■ Do this
Leave the pictures out. Return all other data exactly.
┌──
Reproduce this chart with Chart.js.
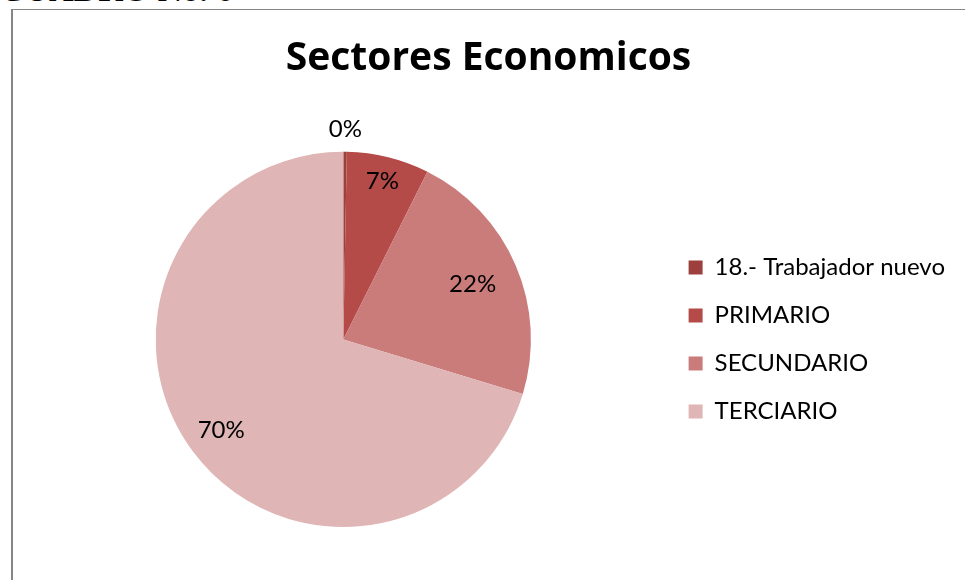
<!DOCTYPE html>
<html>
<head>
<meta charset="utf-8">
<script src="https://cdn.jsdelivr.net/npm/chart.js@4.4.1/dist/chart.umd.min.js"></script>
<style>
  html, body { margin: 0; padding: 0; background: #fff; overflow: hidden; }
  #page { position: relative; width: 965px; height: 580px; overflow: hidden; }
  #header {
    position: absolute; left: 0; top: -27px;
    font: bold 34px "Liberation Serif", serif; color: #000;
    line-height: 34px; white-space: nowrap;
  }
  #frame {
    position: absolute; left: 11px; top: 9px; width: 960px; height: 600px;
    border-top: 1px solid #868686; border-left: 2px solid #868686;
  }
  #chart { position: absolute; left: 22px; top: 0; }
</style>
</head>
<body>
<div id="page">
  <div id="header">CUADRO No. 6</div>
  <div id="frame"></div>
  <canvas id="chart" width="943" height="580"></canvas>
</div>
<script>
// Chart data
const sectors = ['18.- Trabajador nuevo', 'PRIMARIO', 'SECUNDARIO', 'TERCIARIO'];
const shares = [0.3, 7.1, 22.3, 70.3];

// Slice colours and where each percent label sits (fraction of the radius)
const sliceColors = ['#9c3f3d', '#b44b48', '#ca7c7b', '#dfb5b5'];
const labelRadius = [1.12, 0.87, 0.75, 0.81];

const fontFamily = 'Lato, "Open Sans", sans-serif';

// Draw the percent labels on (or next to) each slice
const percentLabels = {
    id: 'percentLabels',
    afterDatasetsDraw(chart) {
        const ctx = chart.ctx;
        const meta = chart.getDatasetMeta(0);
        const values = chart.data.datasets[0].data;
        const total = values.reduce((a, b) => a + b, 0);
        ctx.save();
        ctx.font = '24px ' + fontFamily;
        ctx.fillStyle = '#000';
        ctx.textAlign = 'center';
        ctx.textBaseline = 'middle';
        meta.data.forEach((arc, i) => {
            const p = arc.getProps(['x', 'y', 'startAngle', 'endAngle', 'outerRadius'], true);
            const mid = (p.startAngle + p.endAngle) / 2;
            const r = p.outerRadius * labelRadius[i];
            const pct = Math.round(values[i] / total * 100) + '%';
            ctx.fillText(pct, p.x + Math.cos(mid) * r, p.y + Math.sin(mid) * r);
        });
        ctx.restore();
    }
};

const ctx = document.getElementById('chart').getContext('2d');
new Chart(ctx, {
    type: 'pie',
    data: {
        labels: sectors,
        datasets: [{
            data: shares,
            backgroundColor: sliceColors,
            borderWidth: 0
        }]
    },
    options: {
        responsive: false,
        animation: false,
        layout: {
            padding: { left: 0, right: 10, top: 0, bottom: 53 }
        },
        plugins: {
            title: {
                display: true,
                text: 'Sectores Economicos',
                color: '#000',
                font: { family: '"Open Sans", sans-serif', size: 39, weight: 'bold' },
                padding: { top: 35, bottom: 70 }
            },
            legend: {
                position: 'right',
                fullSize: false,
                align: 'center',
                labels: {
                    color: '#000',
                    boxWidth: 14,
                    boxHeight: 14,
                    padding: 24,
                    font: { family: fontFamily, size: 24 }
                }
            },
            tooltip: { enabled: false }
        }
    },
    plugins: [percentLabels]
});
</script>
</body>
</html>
└──
■ Answer to this task
Reproduce this chart with Chart.js.
<!DOCTYPE html>
<html>
<head>
<meta charset="utf-8">
<script src="https://cdn.jsdelivr.net/npm/chart.js@4.4.1/dist/chart.umd.min.js"></script>
<style>
  html, body { margin: 0; padding: 0; background: #fff; overflow: hidden; }
  #page { position: relative; width: 965px; height: 580px; overflow: hidden; }
  #header {
    position: absolute; left: 0; top: -27px;
    font: bold 34px "Liberation Serif", serif; color: #000;
    line-height: 34px; white-space: nowrap;
  }
  #frame {
    position: absolute; left: 11px; top: 9px; width: 960px; height: 600px;
    border-top: 1px solid #868686; border-left: 2px solid #868686;
  }
  #chart { position: absolute; left: 22px; top: 0; }
</style>
</head>
<body>
<div id="page">
  <div id="header">CUADRO No. 6</div>
  <div id="frame"></div>
  <canvas id="chart" width="943" height="580"></canvas>
</div>
<script>
// Chart data
const sectors = ['18.- Trabajador nuevo', 'PRIMARIO', 'SECUNDARIO', 'TERCIARIO'];
const shares = [0.3, 7.1, 22.3, 70.3];

// Slice colours and where each percent label sits (fraction of the radius)
const sliceColors = ['#9c3f3d', '#b44b48', '#ca7c7b', '#dfb5b5'];
const labelRadius = [1.12, 0.87, 0.75, 0.81];

const fontFamily = 'Lato, "Open Sans", sans-serif';

// Draw the percent labels on (or next to) each slice
const percentLabels = {
    id: 'percentLabels',
    afterDatasetsDraw(chart) {
        const ctx = chart.ctx;
        const meta = chart.getDatasetMeta(0);
        const values = chart.data.datasets[0].data;
        const total = values.reduce((a, b) => a + b, 0);
        ctx.save();
        ctx.font = '24px ' + fontFamily;
        ctx.fillStyle = '#000';
        ctx.textAlign = 'center';
        ctx.textBaseline = 'middle';
        meta.data.forEach((arc, i) => {
            const p = arc.getProps(['x', 'y', 'startAngle', 'endAngle', 'outerRadius'], true);
            const mid = (p.startAngle + p.endAngle) / 2;
            const r = p.outerRadius * labelRadius[i];
            const pct = Math.round(values[i] / total * 100) + '%';
            ctx.fillText(pct, p.x + Math.cos(mid) * r, p.y + Math.sin(mid) * r);
        });
        ctx.restore();
    }
};

const ctx = document.getElementById('chart').getContext('2d');
new Chart(ctx, {
    type: 'pie',
    data: {
        labels: sectors,
        datasets: [{
            data: shares,
            backgroundColor: sliceColors,
            borderWidth: 0
        }]
    },
    options: {
        responsive: false,
        animation: false,
        layout: {
            padding: { left: 0, right: 10, top: 0, bottom: 53 }
        },
        plugins: {
            title: {
                display: true,
                text: 'Sectores Economicos',
                color: '#000',
                font: { family: '"Open Sans", sans-serif', size: 39, weight: 'bold' },
                padding: { top: 35, bottom: 70 }
            },
            legend: {
                position: 'right',
                fullSize: false,
                align: 'center',
                labels: {
                    color: '#000',
                    boxWidth: 14,
                    boxHeight: 14,
                    padding: 24,
                    font: { family: fontFamily, size: 24 }
                }
            },
            tooltip: { enabled: false }
        }
    },
    plugins: [percentLabels]
});
</script>
</body>
</html>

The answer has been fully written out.